Farney has a Ph.D. in curriculum and instruction from the University of Texas and she works as an educational consultant.
“I want to make sure that the state is not any more intrusive into the public schools as to the way our teachers teach. I prefer very much to have as much local control as to how they teach as possible,” she said describing her educational philosophy as conservative. “History to me must be historically accurate… One thing that would be considered conservative – there’s been a big discussion about whether to include the faiths of our founding fathers in the textbooks. In numerous historical documents, numerous founding fathers were seeking god’s blessing on our country. So whether you are republican or not, conservative or not, history stands alone, and I think we need to include that because it’s in historical documents.”
The Pflag asked if that philosophy applied to historical personalities like civil rights leader and outspoken Nation of Islam member Malcolm X.
“I don’t think he’s critical,” Farney said, “I would think of Martin Luther King as a better example. Martin Luther King was nonviolent and proposed more of a healthy change. He’s the example I would use because it’s more clear – he spent more time talking about faith than Malcolm X did. Faith was clearly very important to Martin Luther King, Jr.”

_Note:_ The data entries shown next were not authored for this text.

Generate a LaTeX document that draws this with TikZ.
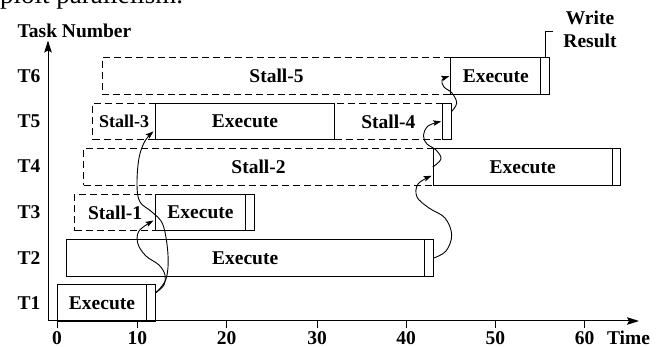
\documentclass[tikz,border=0pt]{standalone}
\usepackage{fontspec}
\setmainfont{Liberation Serif}
\usetikzlibrary{arrows.meta}
\begin{document}
\begin{tikzpicture}[x=1pt,y=-1pt,
  lbl/.style={font=\fontsize{19.5}{23.5}\selectfont\bfseries, inner sep=0pt},
  cell/.style={draw, line width=1pt, inner sep=0pt, anchor=north west, minimum height=36.5pt,
    font=\fontsize{19.5}{23.5}\selectfont\bfseries},
  stallbox/.style={cell, dash pattern=on 7pt off 4pt},
  axisline/.style={line width=1pt, -{Stealth[length=12pt,width=7.5pt,inset=2pt]}},
  dep/.style={line width=0.9pt, -{Stealth[length=8pt,width=5.5pt,inset=1.5pt]}},
  ticklbl/.style={lbl, anchor=base}]
\useasboundingbox (0,0) rectangle (662,347);

% clipped fragment of text above the figure
\node[font=\fontsize{27}{30}\selectfont, inner sep=0pt, anchor=base west] (frag) at (0,4) {ploit parallelism.};

% stall boxes (dashed)
\node[stallbox, minimum width=348.6pt] (t6st) at (101.7,57.5) {Stall-5};
\node[stallbox, minimum width=62.7pt, font=\fontsize{18}{22}\selectfont\bfseries] (t5sa) at (92.3,102.7) {Stall-3};
\node[stallbox, minimum width=107.7pt] (t5sb) at (334,102.7) {Stall-4};
\node[stallbox, minimum width=349.4pt] (t4st) at (83.3,148.3) {Stall-2};
\node[stallbox, minimum width=80.7pt] (t3st) at (74.3,193.8) {Stall-1};

% execute boxes and write-result boxes (solid)
\node[cell, minimum width=89pt] (t1ex) at (57,284.5) {Execute};
\node[cell, minimum width=9pt] (t1wr) at (146,284.5) {};
\node[cell, minimum width=358pt] (t2ex) at (65.7,239.3) {Execute};
\node[cell, minimum width=9pt] (t2wr) at (423.7,239.3) {};
\node[cell, minimum width=90pt] (t3ex) at (155,193.8) {Execute};
\node[cell, minimum width=9pt] (t3wr) at (245,193.8) {};
\node[cell, minimum width=179pt] (t4ex) at (432.7,148.3) {Execute};
\node[cell, minimum width=8.6pt] (t4wr) at (611.7,148.3) {};
\node[cell, minimum width=179pt] (t5ex) at (155,102.7) {Execute};
\node[cell, minimum width=9pt] (t5wr) at (441.7,102.7) {};
\node[cell, minimum width=90pt] (t6ex) at (450.3,57.5) {Execute};
\node[cell, minimum width=9pt] (t6wr) at (540.3,57.5) {};

% write result label
\coordinate (wrlead) at (553,31);
\draw[line width=0.8pt] (t6wr.north) |- (wrlead);
\node[lbl, align=center, anchor=base] (wrlbl) at (590,47.7) {Write\\Result};

% axes
\coordinate (origin) at (48,321);
\coordinate (ytip) at (48,40.5);
\coordinate (xtip) at (639,321);
\draw[axisline] (origin) -- (ytip);
\draw[axisline] (origin) -- (xtip);
\node[lbl, anchor=base] (tasklbl) at (74.5,37.3) {Task Number};
\node[ticklbl] (timelbl) at (628.5,344.5) {Time};
\foreach \x/\l in {57/0, 137.3/10, 226.7/20, 317/30, 406/40, 495.3/50, 584.7/60} {
  \coordinate (tkt\l) at (\x,321);
  \coordinate (tkb\l) at (\x,328);
  \draw[line width=0.8pt] (tkt\l) -- (tkb\l);
  \node[ticklbl] (tk\l) at (\x,344.5) {\l};
}

% task labels
\node[lbl] (lt6) at (29,75.7) {T6};
\node[lbl] (lt5) at (29,120.9) {T5};
\node[lbl] (lt4) at (29,166.5) {T4};
\node[lbl] (lt3) at (29,212) {T3};
\node[lbl] (lt2) at (29,257.6) {T2};
\node[lbl] (lt1) at (29,302.7) {T1};

% dependency arrows
\draw[dep] plot[smooth, tension=0.6] coordinates {([yshift=10.7pt]t1wr.east) (166,279) (168,255) (163,225) (152,212) (140,202) (137,185) (139,158) (145,141) ([xshift=-1.5pt,yshift=-10pt]t5ex.west)};
\draw[dep] plot[smooth, tension=0.6] coordinates {([yshift=10.7pt]t1wr.east) (164,285) (165,275) (159,265) (146,256) (138,244) (139,231) ([xshift=-1.5pt,yshift=-8pt]t3ex.west)};
\draw[dep] plot[smooth, tension=0.6] coordinates {(t2wr.east) (446,251) (451.7,235) (445,218) (429,208) (417,197) (418,184) ([xshift=-1pt,yshift=-8.7pt]t4ex.west)};
\draw[dep] plot[smooth, tension=0.6] coordinates {(t4ex.west) (441,159) (436,150) (427,144) (423.5,136) (428,126) ([xshift=-0.5pt]t5wr.west)};
\draw[dep] plot[smooth, tension=0.6] coordinates {([yshift=10pt]t5wr.east) (456.7,103) (452,93) (444,87) (442,80) ([xshift=-1pt]t6ex.west)};
\end{tikzpicture}
\end{document}
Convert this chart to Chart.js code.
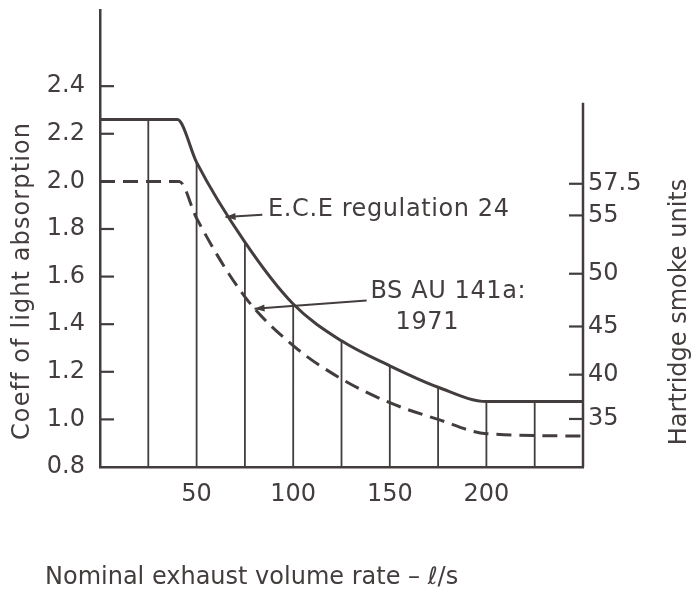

Farney said she has a mixed opinion of the current board. She said she applauds them for upholding the teaching of the theory of evolution, but she dislikes the board’s contentiousness.
“I don’t think we need to be demeaning to teachers and refer to them as ‘education establishment,’ ‘educrats,’ and ‘edustocracy,’ and all kinds of demeaning terms they’ve used toward educators. Educators are critical key components. They are the foundation of the education system,” she said. “The children must be the priority, not someone’s personal agenda… I am a Christian but I think even within the realm of Christian, within the realm of republican, within the realm of being conservative there are different viewpoints.
“One of my greatest concerns in this particular race is that the incumbent Cynthia Dunbar states in her book that she considers public schools to be unconstitutional and that she considers public schools as ‘subtly deception tools of perversion,’ and that my opponent has been hand picked to be her successor. I don’t think that’s in the best interest of the children in our public schools… Our point of view – the way we view the public schools – is very different.”